━━━━━ Data for the task
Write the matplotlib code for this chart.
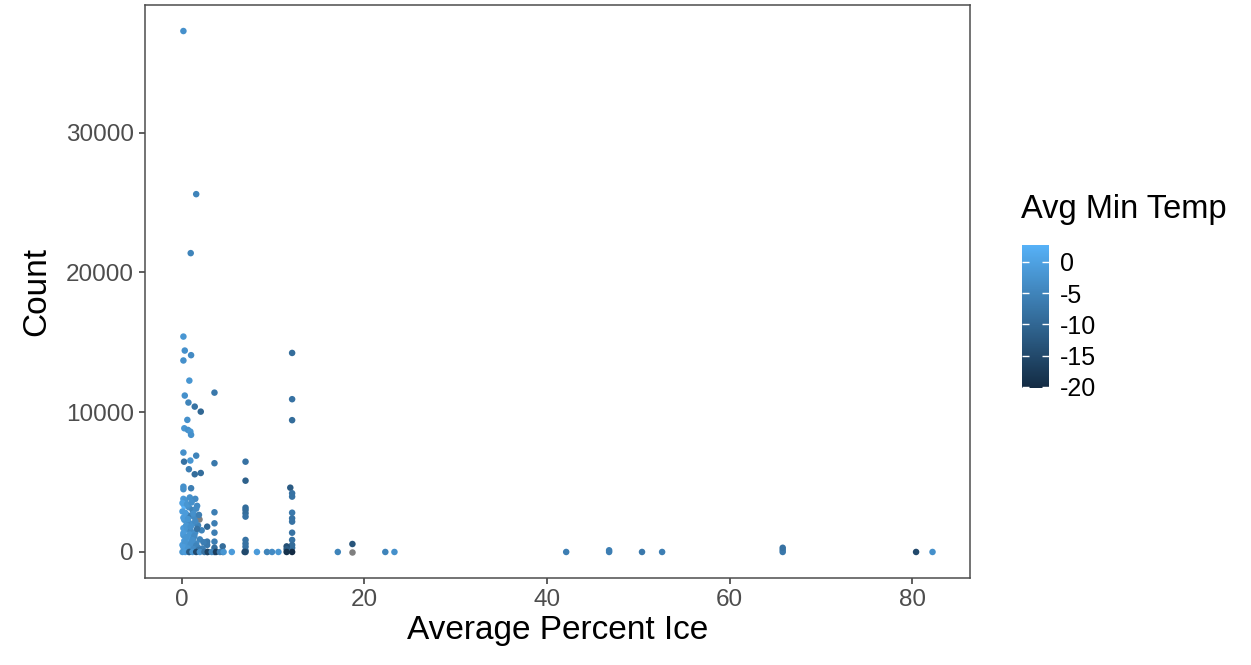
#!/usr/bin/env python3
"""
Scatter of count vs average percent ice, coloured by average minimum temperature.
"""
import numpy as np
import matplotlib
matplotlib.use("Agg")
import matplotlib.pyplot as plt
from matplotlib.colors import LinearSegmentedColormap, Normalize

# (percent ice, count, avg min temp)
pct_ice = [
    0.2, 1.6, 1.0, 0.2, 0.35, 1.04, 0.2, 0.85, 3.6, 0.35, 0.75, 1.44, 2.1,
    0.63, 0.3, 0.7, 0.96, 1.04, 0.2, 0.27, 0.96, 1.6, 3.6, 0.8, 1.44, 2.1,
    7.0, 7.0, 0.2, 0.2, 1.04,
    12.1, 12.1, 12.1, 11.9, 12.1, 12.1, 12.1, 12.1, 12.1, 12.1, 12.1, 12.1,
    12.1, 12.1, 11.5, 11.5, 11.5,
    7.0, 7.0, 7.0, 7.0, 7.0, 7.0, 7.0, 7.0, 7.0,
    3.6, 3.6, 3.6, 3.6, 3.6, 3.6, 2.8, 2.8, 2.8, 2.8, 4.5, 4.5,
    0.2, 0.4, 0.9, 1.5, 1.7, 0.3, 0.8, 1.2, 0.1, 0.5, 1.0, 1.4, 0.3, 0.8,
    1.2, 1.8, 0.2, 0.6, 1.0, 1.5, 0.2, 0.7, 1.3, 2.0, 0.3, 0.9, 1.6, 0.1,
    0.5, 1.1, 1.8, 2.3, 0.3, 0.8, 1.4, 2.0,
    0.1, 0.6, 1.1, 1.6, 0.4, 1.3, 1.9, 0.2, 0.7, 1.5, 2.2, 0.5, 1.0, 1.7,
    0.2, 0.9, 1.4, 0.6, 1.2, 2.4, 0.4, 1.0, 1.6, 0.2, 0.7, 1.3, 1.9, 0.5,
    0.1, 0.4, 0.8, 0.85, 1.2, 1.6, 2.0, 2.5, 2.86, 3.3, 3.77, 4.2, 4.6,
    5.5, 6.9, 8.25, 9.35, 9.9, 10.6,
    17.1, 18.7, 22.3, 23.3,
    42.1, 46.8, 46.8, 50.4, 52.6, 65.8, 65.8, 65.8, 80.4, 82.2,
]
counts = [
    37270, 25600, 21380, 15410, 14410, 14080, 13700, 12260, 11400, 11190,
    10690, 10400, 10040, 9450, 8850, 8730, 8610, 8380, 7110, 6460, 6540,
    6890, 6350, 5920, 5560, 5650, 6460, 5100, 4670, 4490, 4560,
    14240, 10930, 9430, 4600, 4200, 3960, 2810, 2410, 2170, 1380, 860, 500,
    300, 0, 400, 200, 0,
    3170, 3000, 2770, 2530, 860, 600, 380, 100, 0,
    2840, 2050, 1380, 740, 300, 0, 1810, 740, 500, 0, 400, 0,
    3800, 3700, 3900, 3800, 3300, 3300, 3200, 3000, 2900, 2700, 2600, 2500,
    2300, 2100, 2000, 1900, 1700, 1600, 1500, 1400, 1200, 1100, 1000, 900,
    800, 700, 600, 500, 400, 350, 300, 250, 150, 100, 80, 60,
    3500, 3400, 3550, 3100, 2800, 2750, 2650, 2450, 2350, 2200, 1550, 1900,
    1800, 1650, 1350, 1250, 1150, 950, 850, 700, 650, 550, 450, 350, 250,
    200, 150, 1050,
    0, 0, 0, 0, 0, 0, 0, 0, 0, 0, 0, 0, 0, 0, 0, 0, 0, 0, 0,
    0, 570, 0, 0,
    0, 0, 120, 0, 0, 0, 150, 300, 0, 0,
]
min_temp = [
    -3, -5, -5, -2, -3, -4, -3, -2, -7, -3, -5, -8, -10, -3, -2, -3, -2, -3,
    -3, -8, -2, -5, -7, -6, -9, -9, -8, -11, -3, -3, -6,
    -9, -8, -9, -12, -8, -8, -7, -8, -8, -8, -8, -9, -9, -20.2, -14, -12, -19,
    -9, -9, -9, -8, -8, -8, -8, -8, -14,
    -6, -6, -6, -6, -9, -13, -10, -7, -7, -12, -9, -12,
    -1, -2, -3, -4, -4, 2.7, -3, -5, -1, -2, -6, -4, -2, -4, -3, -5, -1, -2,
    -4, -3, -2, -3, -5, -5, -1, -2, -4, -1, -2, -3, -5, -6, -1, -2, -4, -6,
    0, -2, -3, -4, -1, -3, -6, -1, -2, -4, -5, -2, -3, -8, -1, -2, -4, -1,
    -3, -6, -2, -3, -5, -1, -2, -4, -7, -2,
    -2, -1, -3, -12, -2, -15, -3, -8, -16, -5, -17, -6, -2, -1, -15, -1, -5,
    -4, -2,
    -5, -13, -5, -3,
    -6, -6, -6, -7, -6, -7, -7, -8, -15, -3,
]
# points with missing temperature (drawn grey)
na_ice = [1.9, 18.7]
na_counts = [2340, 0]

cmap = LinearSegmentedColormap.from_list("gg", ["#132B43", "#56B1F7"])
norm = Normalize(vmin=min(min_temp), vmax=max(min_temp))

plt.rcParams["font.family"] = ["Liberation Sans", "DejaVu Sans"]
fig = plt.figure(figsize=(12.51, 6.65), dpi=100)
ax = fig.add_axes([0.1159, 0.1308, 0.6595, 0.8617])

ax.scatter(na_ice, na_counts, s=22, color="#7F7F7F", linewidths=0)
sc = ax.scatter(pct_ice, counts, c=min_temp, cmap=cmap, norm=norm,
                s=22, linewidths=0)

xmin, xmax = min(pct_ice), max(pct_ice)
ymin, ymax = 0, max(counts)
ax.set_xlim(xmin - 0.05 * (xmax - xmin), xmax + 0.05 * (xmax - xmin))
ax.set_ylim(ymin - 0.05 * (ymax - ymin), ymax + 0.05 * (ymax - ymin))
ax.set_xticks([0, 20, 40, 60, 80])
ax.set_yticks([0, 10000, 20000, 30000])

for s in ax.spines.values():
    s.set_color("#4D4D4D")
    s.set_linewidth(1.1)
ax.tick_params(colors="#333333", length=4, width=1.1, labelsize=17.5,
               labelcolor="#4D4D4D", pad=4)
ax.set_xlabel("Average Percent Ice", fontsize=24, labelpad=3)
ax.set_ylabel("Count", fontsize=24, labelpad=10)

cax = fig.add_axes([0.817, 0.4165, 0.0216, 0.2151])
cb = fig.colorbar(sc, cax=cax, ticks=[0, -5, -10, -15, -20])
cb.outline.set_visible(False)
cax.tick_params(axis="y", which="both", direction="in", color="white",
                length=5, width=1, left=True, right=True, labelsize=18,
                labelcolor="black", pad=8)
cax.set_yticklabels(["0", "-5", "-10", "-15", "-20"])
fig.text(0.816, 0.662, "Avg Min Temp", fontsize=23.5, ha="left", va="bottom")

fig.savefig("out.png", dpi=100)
━━━━━━━━━━
━━━━━ Data for the task
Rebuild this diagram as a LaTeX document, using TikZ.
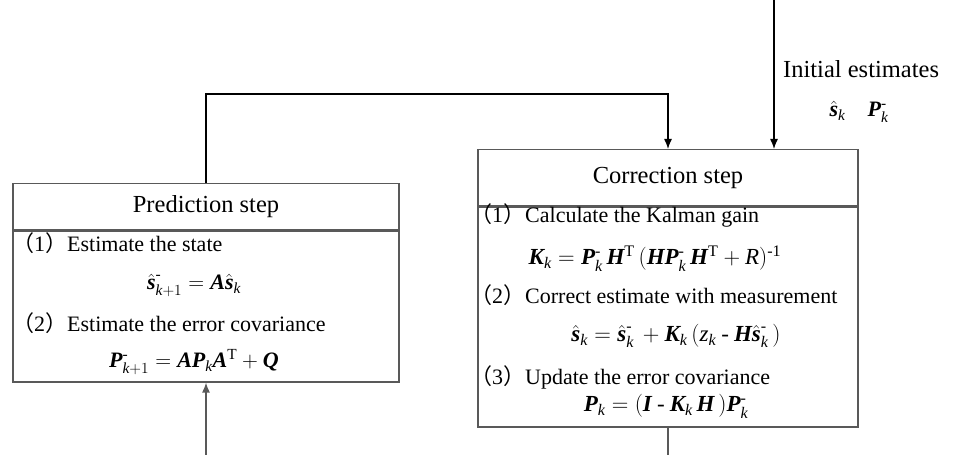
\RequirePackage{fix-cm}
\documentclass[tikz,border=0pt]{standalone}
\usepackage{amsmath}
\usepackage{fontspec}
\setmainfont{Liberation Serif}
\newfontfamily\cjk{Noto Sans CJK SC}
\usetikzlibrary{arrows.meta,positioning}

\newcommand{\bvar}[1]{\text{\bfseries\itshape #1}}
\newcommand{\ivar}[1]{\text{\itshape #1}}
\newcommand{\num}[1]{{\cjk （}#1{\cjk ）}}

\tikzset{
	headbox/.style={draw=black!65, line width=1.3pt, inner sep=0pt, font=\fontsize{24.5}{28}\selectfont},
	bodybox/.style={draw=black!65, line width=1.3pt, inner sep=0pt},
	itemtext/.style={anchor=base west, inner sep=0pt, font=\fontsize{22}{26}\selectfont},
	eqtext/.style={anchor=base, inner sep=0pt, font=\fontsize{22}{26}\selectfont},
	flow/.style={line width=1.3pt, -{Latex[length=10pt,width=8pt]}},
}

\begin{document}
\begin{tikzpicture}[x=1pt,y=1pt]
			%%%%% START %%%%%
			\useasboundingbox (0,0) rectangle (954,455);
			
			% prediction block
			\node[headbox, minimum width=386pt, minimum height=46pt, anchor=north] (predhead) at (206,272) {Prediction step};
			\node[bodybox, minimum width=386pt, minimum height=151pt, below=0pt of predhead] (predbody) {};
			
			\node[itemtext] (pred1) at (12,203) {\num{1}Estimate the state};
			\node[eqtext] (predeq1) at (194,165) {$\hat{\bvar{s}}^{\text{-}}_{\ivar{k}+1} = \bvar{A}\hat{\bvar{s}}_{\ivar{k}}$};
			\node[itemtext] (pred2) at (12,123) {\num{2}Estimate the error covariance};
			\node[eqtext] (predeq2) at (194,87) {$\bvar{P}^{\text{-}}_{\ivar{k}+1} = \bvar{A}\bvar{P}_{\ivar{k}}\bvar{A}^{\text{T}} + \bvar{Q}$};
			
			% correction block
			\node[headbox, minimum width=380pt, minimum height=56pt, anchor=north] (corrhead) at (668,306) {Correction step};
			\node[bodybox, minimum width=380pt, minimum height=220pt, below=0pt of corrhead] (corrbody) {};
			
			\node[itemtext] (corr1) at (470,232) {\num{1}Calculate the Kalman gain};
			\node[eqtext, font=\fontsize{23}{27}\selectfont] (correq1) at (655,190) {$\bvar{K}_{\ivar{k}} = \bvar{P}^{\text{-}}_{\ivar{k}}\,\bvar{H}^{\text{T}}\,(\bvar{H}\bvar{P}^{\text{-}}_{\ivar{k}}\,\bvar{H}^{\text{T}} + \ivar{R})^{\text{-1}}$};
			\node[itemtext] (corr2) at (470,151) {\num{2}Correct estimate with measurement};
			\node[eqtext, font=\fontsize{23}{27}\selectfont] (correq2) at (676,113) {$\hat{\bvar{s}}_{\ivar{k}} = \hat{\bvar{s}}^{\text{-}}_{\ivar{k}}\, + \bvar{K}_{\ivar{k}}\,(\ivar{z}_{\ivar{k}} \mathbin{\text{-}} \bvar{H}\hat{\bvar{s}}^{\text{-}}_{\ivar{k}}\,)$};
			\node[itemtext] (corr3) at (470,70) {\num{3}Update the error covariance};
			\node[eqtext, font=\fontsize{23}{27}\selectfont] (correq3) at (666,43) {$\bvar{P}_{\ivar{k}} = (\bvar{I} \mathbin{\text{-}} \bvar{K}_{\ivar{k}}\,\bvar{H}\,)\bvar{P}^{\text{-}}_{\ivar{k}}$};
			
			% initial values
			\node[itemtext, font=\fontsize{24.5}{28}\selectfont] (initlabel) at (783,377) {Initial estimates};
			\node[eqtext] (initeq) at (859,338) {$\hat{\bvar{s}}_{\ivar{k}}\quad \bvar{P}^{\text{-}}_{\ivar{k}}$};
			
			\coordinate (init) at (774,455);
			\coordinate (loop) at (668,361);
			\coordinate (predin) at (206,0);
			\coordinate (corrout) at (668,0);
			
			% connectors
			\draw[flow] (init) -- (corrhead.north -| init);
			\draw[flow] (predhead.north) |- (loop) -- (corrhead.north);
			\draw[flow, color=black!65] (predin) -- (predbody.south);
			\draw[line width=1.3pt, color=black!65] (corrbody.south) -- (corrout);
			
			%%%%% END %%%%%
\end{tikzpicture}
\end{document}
━━━━━━━━━━
What is required:
Repeat, with no pictures, exactly the lines from the one containing "Write the matplotlib code for this chart." through the one containing "from matplotlib.colors import", the first and last included.

The solution:
Write the matplotlib code for this chart.
#!/usr/bin/env python3
"""
Scatter of count vs average percent ice, coloured by average minimum temperature.
"""
import numpy as np
import matplotlib
matplotlib.use("Agg")
import matplotlib.pyplot as plt
from matplotlib.colors import LinearSegmentedColormap, Normalize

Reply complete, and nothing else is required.